-- Begin --

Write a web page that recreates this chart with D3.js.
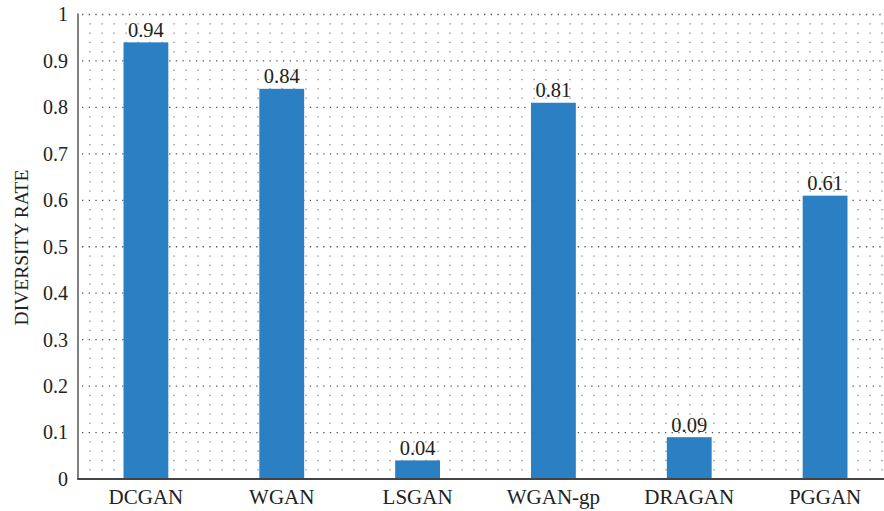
<!DOCTYPE html>
<html>
<head>
<meta charset="utf-8">
<script src="https://cdn.jsdelivr.net/npm/d3@7"></script>
<style>
  html, body { margin: 0; padding: 0; background: #fff; }
  svg { display: block; }
</style>
</head>
<body>
<svg id="chart" width="884" height="511" style="font-family:'Liberation Serif',serif"></svg>
<script>
const categories = ["DCGAN", "WGAN", "LSGAN", "WGAN-gp", "DRAGAN", "PGGAN"];
const values = [0.94, 0.84, 0.04, 0.81, 0.09, 0.61];
const valueLabels = ["0.94", "0.84", "0.04", "0.81", "0.09", "0.61"];
const yTicks = [0, 0.1, 0.2, 0.3, 0.4, 0.5, 0.6, 0.7, 0.8, 0.9, 1];
const yTickLabels = ["0", "0.1", "0.2", "0.3", "0.4", "0.5", "0.6", "0.7", "0.8", "0.9", "1"];
const yTitle = "DIVERSITY RATE";

(function () {
const W = 884, H = 511;
const mLeft = 78, mRight = 893, mTop = 14.5, mBottom = 479;
const FONT = "'Liberation Serif', serif";

const svg = d3.select("#chart");
const x = d3.scaleBand().domain(categories).range([mLeft, mRight]).paddingInner(0.67).paddingOuter(0.335);
const y = d3.scaleLinear().domain([0, 1]).range([mBottom, mTop]);

// minor dotted grid (vertical columns of dots at minor y positions)
const minorY = d3.range(0, 51).map(i => i / 50).filter(v => Math.round(v * 50) % 5 !== 0);
const colX = d3.range(mLeft + 12, W, 12);
const gGrid = svg.append("g");
colX.forEach(cx => {
  gGrid.selectAll(null).data(minorY).join("rect")
    .attr("x", cx - 0.6).attr("y", d => y(d) - 0.6)
    .attr("width", 1.3).attr("height", 1.3)
    .attr("fill", "#8a8a8a");
});
// major dotted horizontal lines
gGrid.selectAll("line.major").data(yTicks.slice(1)).join("line")
  .attr("class", "major")
  .attr("x1", mLeft + 4).attr("x2", W)
  .attr("y1", d => y(d)).attr("y2", d => y(d))
  .attr("stroke", "#555").attr("stroke-width", 1.3)
  .attr("stroke-dasharray", "1.3,5.4");

// bars
svg.append("g").selectAll("rect").data(categories).join("rect")
  .attr("x", d => x(d))
  .attr("width", x.bandwidth())
  .attr("y", (d, i) => y(values[i]))
  .attr("height", (d, i) => y(0) - y(values[i]))
  .attr("fill", "#2a80c2");

// value labels
svg.append("g").selectAll("text").data(categories).join("text")
  .attr("x", d => x(d) + x.bandwidth() / 2)
  .attr("y", (d, i) => y(values[i]) - 5.5)
  .attr("text-anchor", "middle")
  .style("font-family", FONT)
  .style("font-size", "20.5px")
  .style("fill", "#222")
  .text((d, i) => valueLabels[i]);

// axes
const yAxis = d3.axisLeft(y).tickValues(yTicks).tickFormat((d, i) => yTickLabels[i]).tickSize(0).tickPadding(10);
const gy = svg.append("g").attr("transform", `translate(${mLeft},0)`).call(yAxis);
gy.attr("font-family", null);
gy.select(".domain").remove();
gy.selectAll("text").style("font-family", FONT).style("font-size", "20px").style("fill", "#222");

const xAxis = d3.axisBottom(x).tickSize(0).tickPadding(10);
const gx = svg.append("g").attr("transform", `translate(0,${mBottom})`).call(xAxis);
gx.attr("font-family", null);
gx.select(".domain").remove();
gx.selectAll("text").style("font-family", FONT).style("font-size", "21px").style("fill", "#222");

svg.append("line").attr("x1", mLeft).attr("x2", mLeft).attr("y1", mTop - 1).attr("y2", mBottom)
  .attr("stroke", "#555").attr("stroke-width", 1.5);
svg.append("line").attr("x1", mLeft - 0.75).attr("x2", W).attr("y1", mBottom).attr("y2", mBottom)
  .attr("stroke", "#444").attr("stroke-width", 2);

// y title
svg.append("text")
  .attr("transform", `translate(28,247.5) rotate(-90)`)
  .attr("text-anchor", "middle")
  .style("font-family", FONT)
  .style("font-size", "19.5px")
  .style("fill", "#222")
  .text(yTitle);
})();
</script>
</body>
</html>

-- End --

* **WRITTEN REQUEST**
Without the pictures, write out the whole listing above exactly as it appears.

* **WRITTEN ANSWER**
Write a web page that recreates this chart with D3.js.
<!DOCTYPE html>
<html>
<head>
<meta charset="utf-8">
<script src="https://cdn.jsdelivr.net/npm/d3@7"></script>
<style>
  html, body { margin: 0; padding: 0; background: #fff; }
  svg { display: block; }
</style>
</head>
<body>
<svg id="chart" width="884" height="511" style="font-family:'Liberation Serif',serif"></svg>
<script>
const categories = ["DCGAN", "WGAN", "LSGAN", "WGAN-gp", "DRAGAN", "PGGAN"];
const values = [0.94, 0.84, 0.04, 0.81, 0.09, 0.61];
const valueLabels = ["0.94", "0.84", "0.04", "0.81", "0.09", "0.61"];
const yTicks = [0, 0.1, 0.2, 0.3, 0.4, 0.5, 0.6, 0.7, 0.8, 0.9, 1];
const yTickLabels = ["0", "0.1", "0.2", "0.3", "0.4", "0.5", "0.6", "0.7", "0.8", "0.9", "1"];
const yTitle = "DIVERSITY RATE";

(function () {
const W = 884, H = 511;
const mLeft = 78, mRight = 893, mTop = 14.5, mBottom = 479;
const FONT = "'Liberation Serif', serif";

const svg = d3.select("#chart");
const x = d3.scaleBand().domain(categories).range([mLeft, mRight]).paddingInner(0.67).paddingOuter(0.335);
const y = d3.scaleLinear().domain([0, 1]).range([mBottom, mTop]);

// minor dotted grid (vertical columns of dots at minor y positions)
const minorY = d3.range(0, 51).map(i => i / 50).filter(v => Math.round(v * 50) % 5 !== 0);
const colX = d3.range(mLeft + 12, W, 12);
const gGrid = svg.append("g");
colX.forEach(cx => {
  gGrid.selectAll(null).data(minorY).join("rect")
    .attr("x", cx - 0.6).attr("y", d => y(d) - 0.6)
    .attr("width", 1.3).attr("height", 1.3)
    .attr("fill", "#8a8a8a");
});
// major dotted horizontal lines
gGrid.selectAll("line.major").data(yTicks.slice(1)).join("line")
  .attr("class", "major")
  .attr("x1", mLeft + 4).attr("x2", W)
  .attr("y1", d => y(d)).attr("y2", d => y(d))
  .attr("stroke", "#555").attr("stroke-width", 1.3)
  .attr("stroke-dasharray", "1.3,5.4");

// bars
svg.append("g").selectAll("rect").data(categories).join("rect")
  .attr("x", d => x(d))
  .attr("width", x.bandwidth())
  .attr("y", (d, i) => y(values[i]))
  .attr("height", (d, i) => y(0) - y(values[i]))
  .attr("fill", "#2a80c2");

// value labels
svg.append("g").selectAll("text").data(categories).join("text")
  .attr("x", d => x(d) + x.bandwidth() / 2)
  .attr("y", (d, i) => y(values[i]) - 5.5)
  .attr("text-anchor", "middle")
  .style("font-family", FONT)
  .style("font-size", "20.5px")
  .style("fill", "#222")
  .text((d, i) => valueLabels[i]);

// axes
const yAxis = d3.axisLeft(y).tickValues(yTicks).tickFormat((d, i) => yTickLabels[i]).tickSize(0).tickPadding(10);
const gy = svg.append("g").attr("transform", `translate(${mLeft},0)`).call(yAxis);
gy.attr("font-family", null);
gy.select(".domain").remove();
gy.selectAll("text").style("font-family", FONT).style("font-size", "20px").style("fill", "#222");

const xAxis = d3.axisBottom(x).tickSize(0).tickPadding(10);
const gx = svg.append("g").attr("transform", `translate(0,${mBottom})`).call(xAxis);
gx.attr("font-family", null);
gx.select(".domain").remove();
gx.selectAll("text").style("font-family", FONT).style("font-size", "21px").style("fill", "#222");

svg.append("line").attr("x1", mLeft).attr("x2", mLeft).attr("y1", mTop - 1).attr("y2", mBottom)
  .attr("stroke", "#555").attr("stroke-width", 1.5);
svg.append("line").attr("x1", mLeft - 0.75).attr("x2", W).attr("y1", mBottom).attr("y2", mBottom)
  .attr("stroke", "#444").attr("stroke-width", 2);

// y title
svg.append("text")
  .attr("transform", `translate(28,247.5) rotate(-90)`)
  .attr("text-anchor", "middle")
  .style("font-family", FONT)
  .style("font-size", "19.5px")
  .style("fill", "#222")
  .text(yTitle);
})();
</script>
</body>
</html>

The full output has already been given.